I want a concise way of being able to solve it for any n.
Here is a concise solution using IterTools.jl:
Julia 0.6
using IterTools
n = 3
summands = [1, 2, 6, 4]
myresult = map(x -> (sum(x), x), reduce((x1, x2) -> vcat(x1, collect(product(fill(summands, x2)...))), [], 1:n))
(IterTools.jl is required for product())
Julia 0.7
using Iterators
n = 3
summands = [1, 2, 6, 4]
map(x -> (sum(x), x), reduce((x1, x2) -> vcat(x1, vec(collect(product(fill(summands, x2)...)))), 1:n; init = Vector{Tuple{Int, NTuple{n, Int}}}[]))
(In Julia 0.7, the parameter position of the neutral element changed from 2nd to 3rd argument.)
How does this work?
Let's indent the one-liner (using the Julia 0.6 version, the idea is the same for the Julia 0.7 version):
map(
# Map the possible combinations of `1:n` entries of `summands` to a tuple containing their sum and the summands used.
x -> (sum(x), x),
# Generate all possible combinations of `1:n`summands of `summands`.
reduce(
# Concatenate previously generated combinations with the new ones
(x1, x2) -> vcat(
x1,
vec(
collect(
# Cartesian product of all arguments.
product(
# Use `summands` for `x2` arguments.
fill(
summands,
x2)...)))),
# Specify for what lengths we want to generate combinations.
1:n;
# Neutral element (empty array).
init = Vector{Tuple{Int, NTuple{n, Int}}}[]))
Julia 0.6
This is really just to get a free critique from the experts as to why my method is inferior to theirs!

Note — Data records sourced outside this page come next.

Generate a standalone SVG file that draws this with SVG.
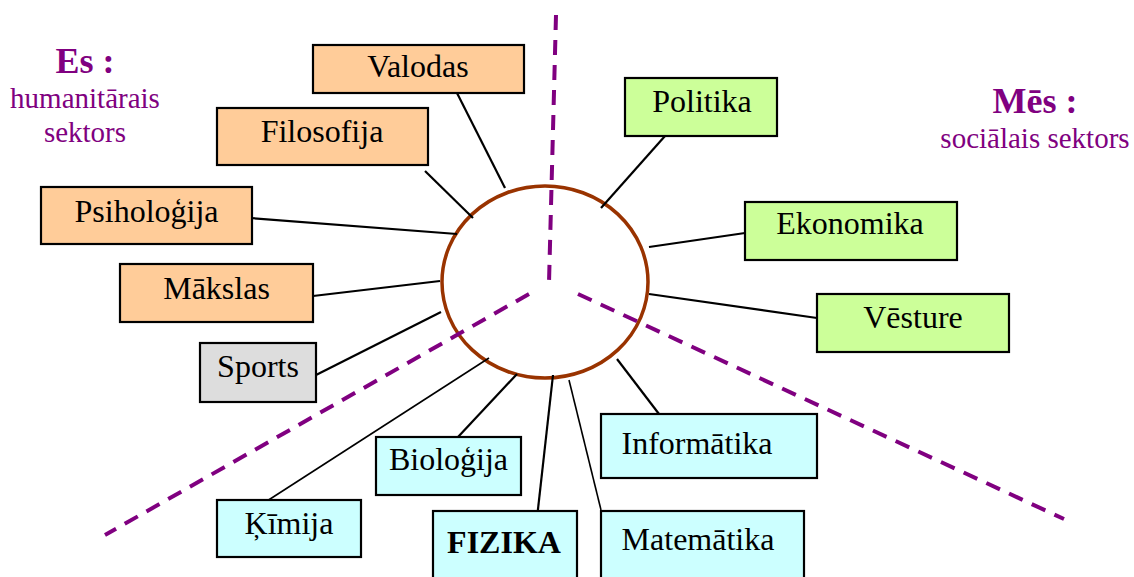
<svg xmlns="http://www.w3.org/2000/svg" width="1134" height="577" viewBox="0 0 1134 577">
<style>
.box{stroke:#000;stroke-width:2.2}
.o{fill:#FFCC99}.g{fill:#CCFF99}.c{fill:#CCFFFF}.s{fill:#DDDDDD}
.lbl{font-family:"Liberation Serif","Times New Roman",serif;font-size:32px;fill:#000;text-anchor:middle}
.b{font-weight:bold}
.ttl{font-family:"Liberation Serif","Times New Roman",serif;font-size:36px;font-weight:bold;fill:#800080;text-anchor:middle}
.sub{font-family:"Liberation Serif","Times New Roman",serif;font-size:29px;fill:#800080;text-anchor:middle}
.conn line{stroke:#000;stroke-width:2.2}
.dash line{stroke:#800080;stroke-width:4;stroke-dasharray:15 10;fill:none}
</style>
<rect width="1134" height="577" fill="#fff"/>
<g id="center">
<ellipse cx="545" cy="282" rx="103" ry="96" fill="none" stroke="#993300" stroke-width="3.5"/>
</g>
<g id="connectors" class="conn">
<line x1="457" y1="93" x2="505" y2="188"/>
<line x1="425" y1="171" x2="473" y2="218"/>
<line x1="250" y1="218" x2="457" y2="234"/>
<line x1="313" y1="296" x2="440" y2="281"/>
<line x1="316" y1="375" x2="441" y2="312"/>
<line x1="267" y1="501" x2="489" y2="358" style="stroke-width:1.6"/>
<line x1="458" y1="437" x2="517" y2="374"/>
<line x1="537" y1="518" x2="553" y2="375"/>
<line x1="601" y1="510" x2="569" y2="380" style="stroke-width:1.6"/>
<line x1="659" y1="414" x2="617" y2="359"/>
<line x1="673" y1="127" x2="601" y2="208"/>
<line x1="745" y1="233" x2="649" y2="247"/>
<line x1="817" y1="318" x2="649" y2="294"/>
</g>
<g id="dividers" class="dash">
<line x1="556" y1="15" x2="549" y2="283"/>
<line x1="529" y1="294" x2="105" y2="535"/>
<line x1="578" y1="294" x2="1064" y2="519"/>
</g>
<g id="title-es">
<text class="ttl" x="85" y="73">Es :</text>
<text class="sub" x="85" y="108">humanitārais</text>
<text class="sub" x="85" y="142">sektors</text>
</g>
<g id="title-mes">
<text class="ttl" x="1035" y="113">Mēs :</text>
<text class="sub" x="1035" y="148">sociālais sektors</text>
</g>
<g id="valodas"><rect class="box o" x="313" y="45" width="211" height="48"/><text class="lbl" x="418" y="77">Valodas</text></g>
<g id="filosofija"><rect class="box o" x="217" y="108" width="211" height="57"/><text class="lbl" x="322" y="142">Filosofija</text></g>
<g id="psihologija"><rect class="box o" x="41" y="187" width="211" height="57"/><text class="lbl" x="146.5" y="222">Psiholoģija</text></g>
<g id="makslas"><rect class="box o" x="120" y="264" width="193" height="58"/><text class="lbl" x="216.5" y="299">Mākslas</text></g>
<g id="sports"><rect class="box s" x="200" y="343" width="116" height="59"/><text class="lbl" x="258" y="377">Sports</text></g>
<g id="kimija"><rect class="box c" x="217" y="500" width="144" height="57"/><text class="lbl" x="289" y="534">Ķīmija</text></g>
<g id="biologija"><rect class="box c" x="376" y="437" width="145" height="58"/><text class="lbl" x="448.5" y="470">Bioloģija</text></g>
<g id="fizika"><rect class="box c" x="433" y="511" width="144" height="72"/><text class="lbl b" x="504" y="553">FIZIKA</text></g>
<g id="matematika"><rect class="box c" x="601" y="511" width="203" height="72"/><text class="lbl" x="698" y="550">Matemātika</text></g>
<g id="informatika"><rect class="box c" x="601" y="414" width="216" height="64"/><text class="lbl" x="697" y="454">Informātika</text></g>
<g id="politika"><rect class="box g" x="625" y="78" width="152" height="58"/><text class="lbl" x="702" y="112">Politika</text></g>
<g id="ekonomika"><rect class="box g" x="745" y="202" width="212" height="58"/><text class="lbl" x="850" y="234">Ekonomika</text></g>
<g id="vesture"><rect class="box g" x="817" y="294" width="192" height="58"/><text class="lbl" x="913" y="328">Vēsture</text></g>
</svg>
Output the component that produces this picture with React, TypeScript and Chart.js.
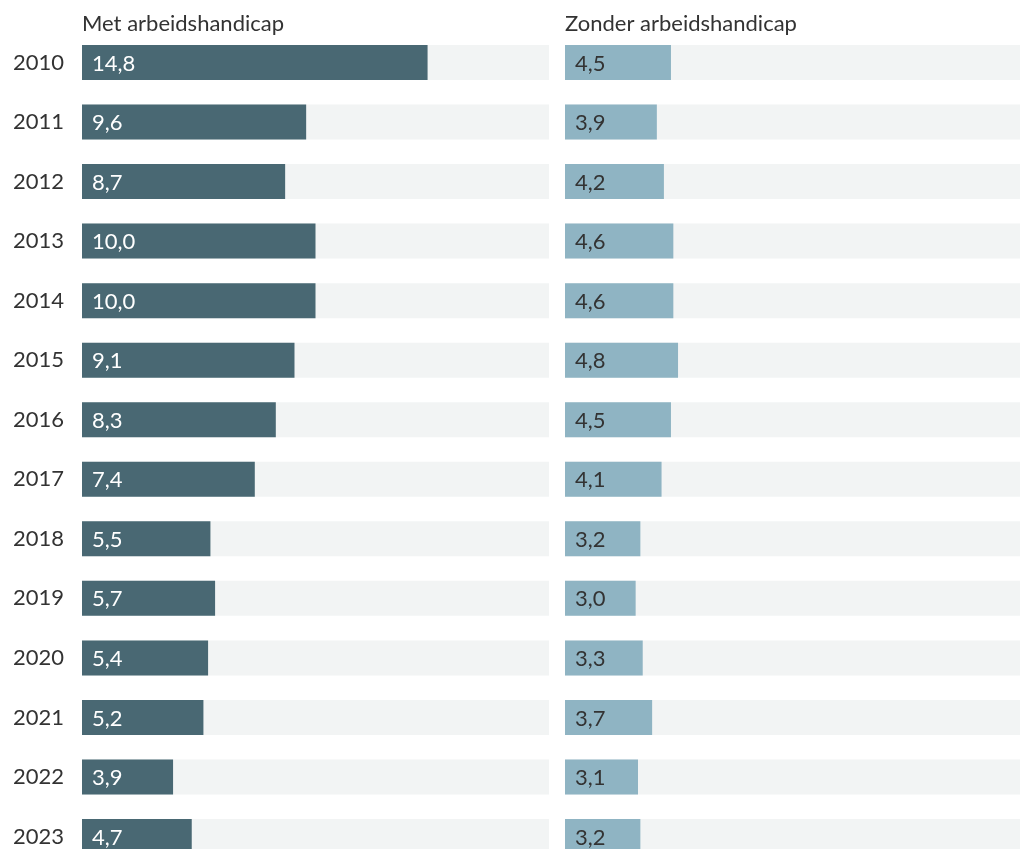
import React, { useEffect, useRef } from "react";
import { Chart, registerables } from "chart.js";

Chart.register(...registerables);

const years = ["2010", "2011", "2012", "2013", "2014", "2015", "2016", "2017", "2018", "2019", "2020", "2021", "2022", "2023"];
const metArbeidshandicap = [14.8, 9.6, 8.7, 10.0, 10.0, 9.1, 8.3, 7.4, 5.5, 5.7, 5.4, 5.2, 3.9, 4.7];
const zonderArbeidshandicap = [4.5, 3.9, 4.2, 4.6, 4.6, 4.8, 4.5, 4.1, 3.2, 3.0, 3.3, 3.7, 3.1, 3.2];
const titles = ["Met arbeidshandicap", "Zonder arbeidshandicap"];
const axisMax = 20;

const FONT = "Lato, 'Open Sans', sans-serif";
const FONT_SIZE = 22;
const TEXT = "#333333";

function fmt(v: number) {
  return v.toFixed(1).replace(".", ",");
}

function makeChart(
  canvas: HTMLCanvasElement,
  values: number[],
  title: string,
  barColor: string,
  labelColor: string,
  showYears: boolean
) {
  const overlay = {
    id: "overlay",
    afterDatasetsDraw(chart: any) {
      const ctx = chart.ctx;
      const meta = chart.getDatasetMeta(1);
      ctx.save();
      ctx.font = `${FONT_SIZE}px ${FONT}`;
      ctx.fillStyle = labelColor;
      ctx.textAlign = "left";
      ctx.textBaseline = "middle";
      meta.data.forEach((el: any, i: number) => {
        ctx.fillText(fmt(values[i]), el.base + 10, el.y + 1);
      });
      ctx.restore();
    },
    afterDraw(chart: any) {
      const ctx = chart.ctx;
      ctx.save();
      ctx.font = `${FONT_SIZE}px ${FONT}`;
      ctx.fillStyle = TEXT;
      ctx.textAlign = "left";
      ctx.textBaseline = "middle";
      ctx.fillText(title, chart.chartArea.left, 24);
      ctx.restore();
    },
  };

  return new Chart(canvas, {
    type: "bar",
    data: {
      labels: years,
      datasets: [
        {
          data: years.map(() => axisMax),
          backgroundColor: "#f2f4f4",
          order: 2,
          grouped: false,
        } as any,
        {
          data: values,
          backgroundColor: barColor,
          order: 1,
          grouped: false,
        } as any,
      ],
    },
    options: {
      indexAxis: "y",
      animation: false,
      responsive: false,
      maintainAspectRatio: false,
      datasets: { bar: { categoryPercentage: 1, barPercentage: 0.588 } },
      layout: { padding: { top: 32.7, bottom: 13.7, left: 0, right: 0 } },
      plugins: { legend: { display: false }, tooltip: { enabled: false }, title: { display: false } },
      scales: {
        x: { display: false, min: 0, max: axisMax },
        y: {
          display: showYears,
          offset: true,
          border: { display: false },
          grid: { display: false, drawTicks: false },
          ticks: {
            padding: 18,
            color: TEXT,
            font: { family: FONT, size: FONT_SIZE },
          },
          afterFit: (scale: any) => {
            if (showYears) {
              scale.width = 82;
              scale.paddingTop = 0;
              scale.paddingBottom = 0;
            }
          },
        },
      },
    } as any,
    plugins: [overlay],
  });
}

export default function App() {
  const leftRef = useRef<HTMLCanvasElement>(null);
  const rightRef = useRef<HTMLCanvasElement>(null);

  useEffect(() => {
    const a = makeChart(leftRef.current!, metArbeidshandicap, titles[0], "#496873", "#ffffff", true);
    const b = makeChart(rightRef.current!, zonderArbeidshandicap, titles[1], "#8fb4c3", TEXT, false);
    return () => {
      a.destroy();
      b.destroy();
    };
  }, []);

  return (
    <div
      style={{
        position: "fixed",
        left: 0,
        top: 0,
        width: 1020,
        height: 849,
        overflow: "hidden",
        background: "#ffffff",
      }}
    >
      <canvas
        ref={leftRef}
        width={549}
        height={880}
        style={{ position: "absolute", left: 0, top: 0, width: 549, height: 880 }}
      />
      <canvas
        ref={rightRef}
        width={471}
        height={880}
        style={{ position: "absolute", left: 565, top: 0, width: 471, height: 880 }}
      />
    </div>
  );
}
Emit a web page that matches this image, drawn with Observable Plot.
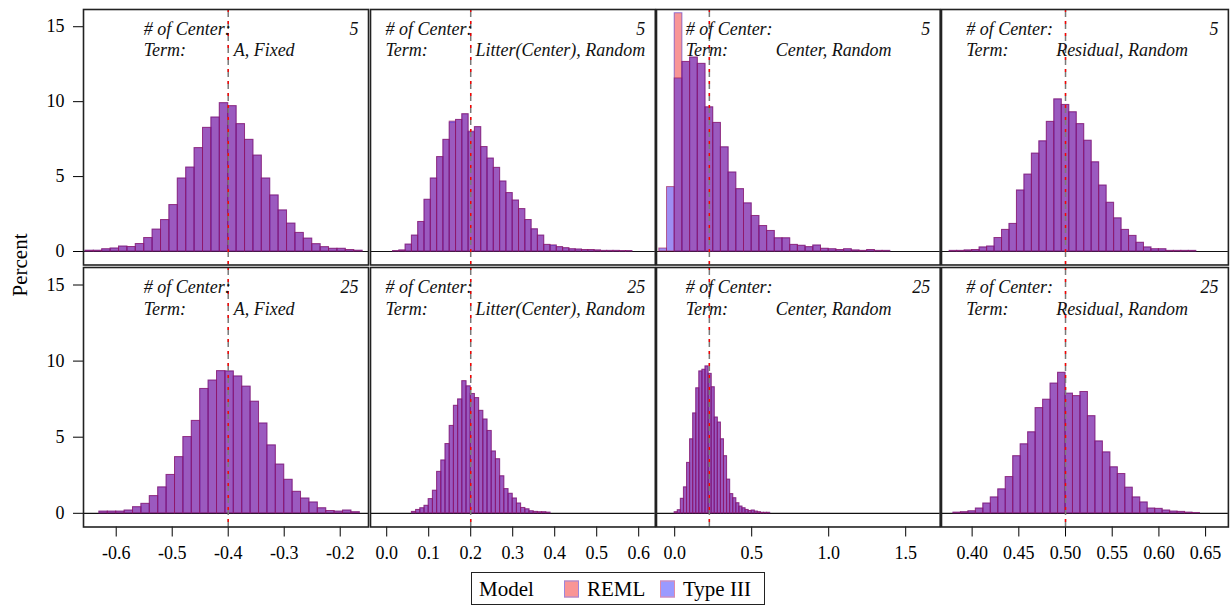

using Combinatorics, BenchmarkTools
function nsum(a::Vector{Int}, n::Int)::Vector{Tuple{Int, Vector{Int}}}
r = Vector{Tuple{Int, Vector{Int}}}()
s = with_replacement_combinations(a, n)
for i in s
push!(r, (sum(i), i))
end
return sort!(r, by = x -> x[1])
end
#btime nsum([1, 2, 6, 4], 3)
It runs in circa 4.154 μs on my 1.8 GHz processor for n = 3. It produces a sorted array showing the sum (which may appear more than once) and how it is made up (which is unique to each instance of the sum).